I knew my marriage was in trouble when my therapist gave me permission to say whatever I wanted, without judgement, and the words “I don’t love my husband the way I used to” came tumbling out.
Before you clutch your pearls, jump to conclusions and judge, listen first. My husband has a rare, degenerative disease, and I am his caregiver. Now you can judge. Or maybe, try and walk in my shoes.
When my husband and I married, we expected to have a full life and grow old together, spending the kids’ inheritance gallivanting on cruise ships.
Instead, we had to drastically downscale, move to a single storey home, sell a car, cut back on expenses, and let many dreams and the additional kids go.
One would need to be saint to not be negatively affected by this. I was expecting to be in a partnership where we participated equally and were equally responsible for our life together. This meant sharing the household duties, ensuring we both earn a good income, and sharing the load physically and emotionally.
Instead, I found myself taking on the lion’s share of the household and family duties, as well as making sense of this brutal beast we were suddenly faced with. I had to deal with the doctors, the medical admin and the quest to find medication that did not cost in excess of US$100 000 per month.
People respond to stressful situations with a fight or flight response. My husband flees, and I fight. And boy, did I fight.
But as things started to slow down to a panic, I became aware of a new feeling. “Why me?” I tried to be the good wife, and carried on the good fight.

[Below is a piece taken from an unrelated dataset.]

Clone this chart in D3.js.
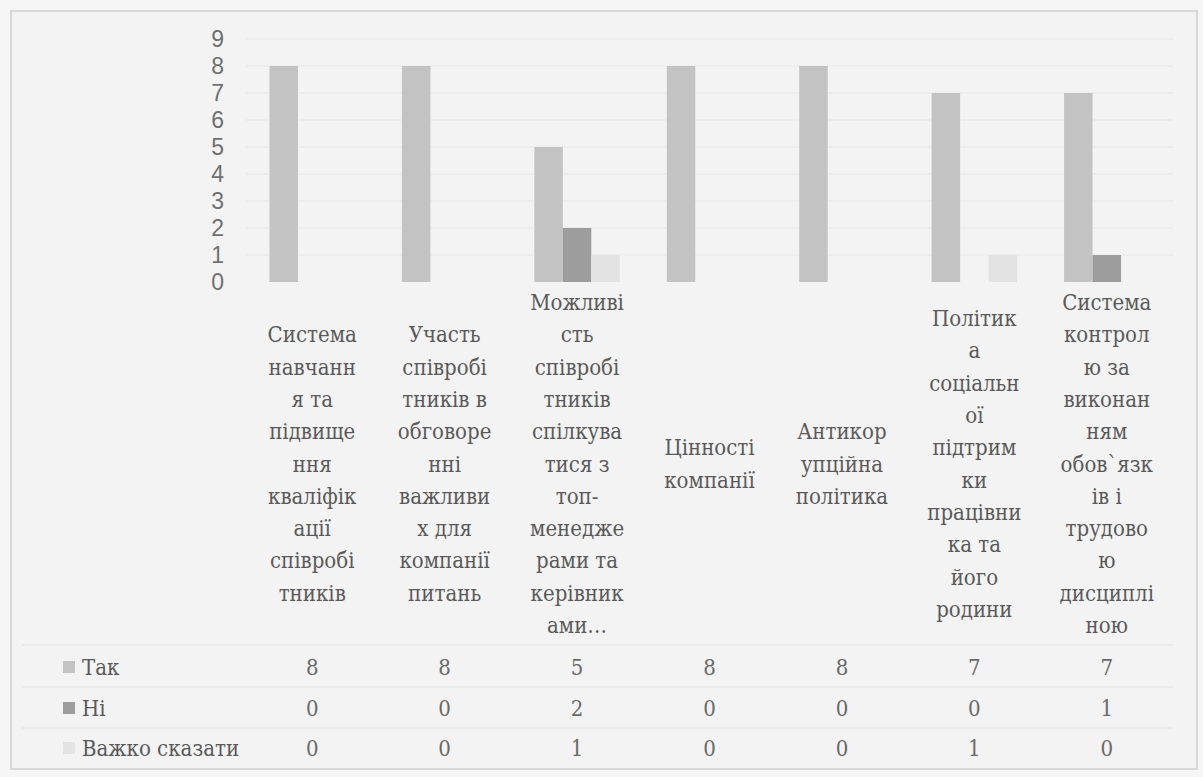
<!DOCTYPE html>
<html lang="uk">
<head>
<meta charset="utf-8">
<script src="https://cdn.jsdelivr.net/npm/d3@7/dist/d3.min.js"></script>
<style>
  html, body { margin: 0; padding: 0; background: #f5f5f5; }
  svg { display: block; }
  .serif { font-family: "DejaVu Serif Condensed", "DejaVu Serif", serif; font-stretch: condensed; }
</style>
</head>
<body>
<svg id="chart" width="1203" height="777"></svg>
<script>
// Категорії (повні назви) та їхні рядки підписів, як вони переносяться в таблиці даних
const categories = [
  "Система навчання та підвищення кваліфікації співробітників",
  "Участь співробітників в обговоренні важливих для компанії питань",
  "Можливість співробітників спілкуватися з топ-менеджерами та керівниками…",
  "Цінності компанії",
  "Антикорупційна політика",
  "Політика соціальної підтримки працівника та його родини",
  "Система контролю за виконанням обов`язків і трудовою дисципліною"
];
const categoryLines = [
  ["Система", "навчанн", "я та", "підвище", "ння", "кваліфік", "ації", "співробі", "тників"],
  ["Участь", "співробі", "тників в", "обговоре", "нні", "важливи", "х для", "компанії", "питань"],
  ["Можливі", "сть", "співробі", "тників", "спілкува", "тися з", "топ-", "менедже", "рами та", "керівник", "ами…"],
  ["Цінності", "компанії"],
  ["Антикор", "упційна", "політика"],
  ["Політик", "а", "соціальн", "ої", "підтрим", "ки", "працівни", "ка та", "його", "родини"],
  ["Система", "контрол", "ю за", "виконан", "ням", "обов`язк", "ів і", "трудово", "ю", "дисциплі", "ною"]
];

// Ряди даних
const seriesNames = ["Так", "Ні", "Важко сказати"];
const valuesTak = [8, 8, 5, 8, 8, 7, 7];
const valuesNi = [0, 0, 2, 0, 0, 0, 1];
const valuesVazhko = [0, 0, 1, 0, 0, 1, 0];
const yTicks = [0, 1, 2, 3, 4, 5, 6, 7, 8, 9];

const seriesValues = [valuesTak, valuesNi, valuesVazhko];
const seriesColors = ["#c3c3c3", "#9d9d9d", "#e3e3e3"];

const svg = d3.select("#chart");

// Рамка діаграми
svg.append("rect")
  .attr("x", 11).attr("y", 11)
  .attr("width", 1186).attr("height", 758)
  .attr("fill", "#f3f3f3")
  .attr("stroke", "#cfcfcf")
  .attr("stroke-width", 1.5);

// Шкали
const x = d3.scaleBand().domain(d3.range(categories.length)).range([246, 1173]).padding(0);
const gapWidth = 1.65; // проміжок між групами, у частках ширини стовпчика
const barW = x.bandwidth() / (seriesNames.length + gapWidth);
const xInner = d3.scaleBand()
  .domain(d3.range(seriesNames.length))
  .range([barW * gapWidth / 2, x.bandwidth() - barW * gapWidth / 2])
  .padding(0);
const y = d3.scaleLinear().domain([0, 9]).range([282, 39]);

// Лінії сітки
svg.append("g")
  .selectAll("line")
  .data(yTicks.slice(1))
  .join("line")
  .attr("x1", x.range()[0]).attr("x2", x.range()[1])
  .attr("y1", d => y(d)).attr("y2", d => y(d))
  .attr("stroke", "#e7e7e7")
  .attr("stroke-width", 1);

// Вісь значень
const yAxis = svg.append("g")
  .attr("transform", "translate(228,0)")
  .call(d3.axisLeft(y).tickValues(yTicks).tickSize(0).tickPadding(4).tickFormat(d3.format("d")));
yAxis.select(".domain").remove();
yAxis.selectAll("text")
  .attr("font-family", "'Liberation Sans', Arial, sans-serif")
  .attr("font-size", 23)
  .attr("fill", "#707070");

// Стовпчики
const groups = svg.append("g")
  .selectAll("g")
  .data(seriesNames.map((name, si) => ({ name, si, values: seriesValues[si] })))
  .join("g")
  .attr("fill", d => seriesColors[d.si]);

groups.selectAll("rect")
  .data(d => d.values.map((v, ci) => ({ v, ci, si: d.si })))
  .join("rect")
  .attr("x", d => x(d.ci) + xInner(d.si))
  .attr("width", xInner.bandwidth())
  .attr("y", d => y(d.v))
  .attr("height", d => y(0) - y(d.v));

// Підписи категорій (таблиця даних)
const fontSize = 22;
const lineH = 32.3;
const labelCenterY = 464;
const catLabels = svg.append("g")
  .attr("class", "serif")
  .attr("font-size", fontSize)
  .attr("fill", "#5a5a5a")
  .attr("text-anchor", "middle");

categoryLines.forEach((lines, ci) => {
  const cx = x(ci) + x.bandwidth() / 2;
  const top = labelCenterY - (lines.length - 1) * lineH / 2;
  catLabels.append("text")
    .selectAll("tspan")
    .data(lines)
    .join("tspan")
    .attr("x", cx)
    .attr("y", (d, i) => top + i * lineH)
    .attr("dominant-baseline", "central")
    .text(d => d);
});

// Рядки таблиці даних
const rowY = [667, 708, 748];
const rowLines = [645, 687, 728];

svg.append("g")
  .selectAll("line")
  .data(rowLines)
  .join("line")
  .attr("x1", 22).attr("x2", x.range()[1])
  .attr("y1", d => d).attr("y2", d => d)
  .attr("stroke", "#e4e4e4")
  .attr("stroke-width", 1.2);

const rows = svg.append("g")
  .selectAll("g")
  .data(seriesNames.map((name, si) => ({ name, si, values: seriesValues[si] })))
  .join("g")
  .attr("transform", d => `translate(0,${rowY[d.si]})`);

rows.append("rect")
  .attr("x", 63).attr("y", -6)
  .attr("width", 12).attr("height", 12)
  .attr("fill", d => seriesColors[d.si]);

rows.append("text")
  .attr("class", "serif")
  .attr("x", 82)
  .attr("dominant-baseline", "central")
  .attr("font-size", fontSize)
  .attr("fill", "#5a5a5a")
  .text(d => d.name);

rows.selectAll("text.val")
  .data(d => d.values.map((v, ci) => ({ v, ci })))
  .join("text")
  .attr("class", "val serif")
  .attr("x", d => x(d.ci) + x.bandwidth() / 2)
  .attr("dominant-baseline", "central")
  .attr("text-anchor", "middle")
  .attr("font-size", fontSize)
  .attr("fill", "#6a6a6a")
  .text(d => d.v);
</script>
</body>
</html>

Everyone told me what a good wife I was, how lucky my husband was to have me in his corner, how admirable my dedication to him was. And all I wanted to say was, it’s not fair!
I was angry, resentful, overloaded, lost, bewildered, tapped out and wrung dry. But still I would not allow myself to feel those feelings. My husband was given three-and-a-half years, maximum — we’re in year seven now — so I berated myself for having a pity party. But this denial just deepened my anxiety and frustration. Emotional and physical intimacy was so far off the table, it was as good as no longer living there.
That day in my therapist’s office, after she let me give in to the sheer rage, I didn’t allow myself to feel before, I realised my marriage was irrevocably changed. Staying in this marriage meant I needed to wrap my head around my new normal. I needed to acknowledge that the path would not be easy.
I had to think up new ways to get what I needed out of my marriage. How would I find ways to cope? It was and still is, a huge learning curve.
The physical and emotional demands of being a
caregiver to your ill spouse sucks. There, I said it. It’s something I didn’t
ask for and certainly don’t want. But that doesn’t mean I can’t make it work
for me.
In rebooting my marriage, I discovered a new me. A deeper, more resilient me. I
discovered new aspects of my marriage and my friends. I found a way to adapt to
my new normal and in so doing, minimised the feelings of resentment.
I learnt to let go of wanting to do everything for my husband, and letting him do as much as he can handle. This helped me see him as a man again, as opposed to my patient. And when he’s unable to do something physically, I’ve learnt to call on our village to step in, so I can feel like a cherished wife and woman and not an overworked nurse/handyman.
Our village has been incredible. They’ve stepped in and stepped up and given me time to rebalance and find myself. They gave me the freedom to refresh, space to breathe and recharge. When it’s my turn to step in, I see my husband through a lens of love and not a lens of resentment.
I’m not saying that I no longer feel overwhelmed at times. But when I feel my resentment rising, I’m able to recognise I need help and ask for it. Something I used to struggle with.
So yes, I’m no longer head over heels in love, but I still love my husband. And the bits about him that I lost to his disease? I found new ways to deal with that loss.
He can’t walk on the beach or go for a hike? I take a friend and send him voice notes and videos of our favourite spots in the forest or on the beach.
He can’t climb ladders to clean gutters or change outside light bulbs? I invite his buddies over for a beer, and they have a DIY party while he supervises.
He’s no longer able to help our son with sport practise? We arrange a playdate with mates and he can be there, even though he’s not able to participate.
Of course there are days when it’s tempting to bolt out the front door and never return. But with my new attitude and support, I’m able to tap out and catch my breath, while someone else steps in. I now see every day as a bonus.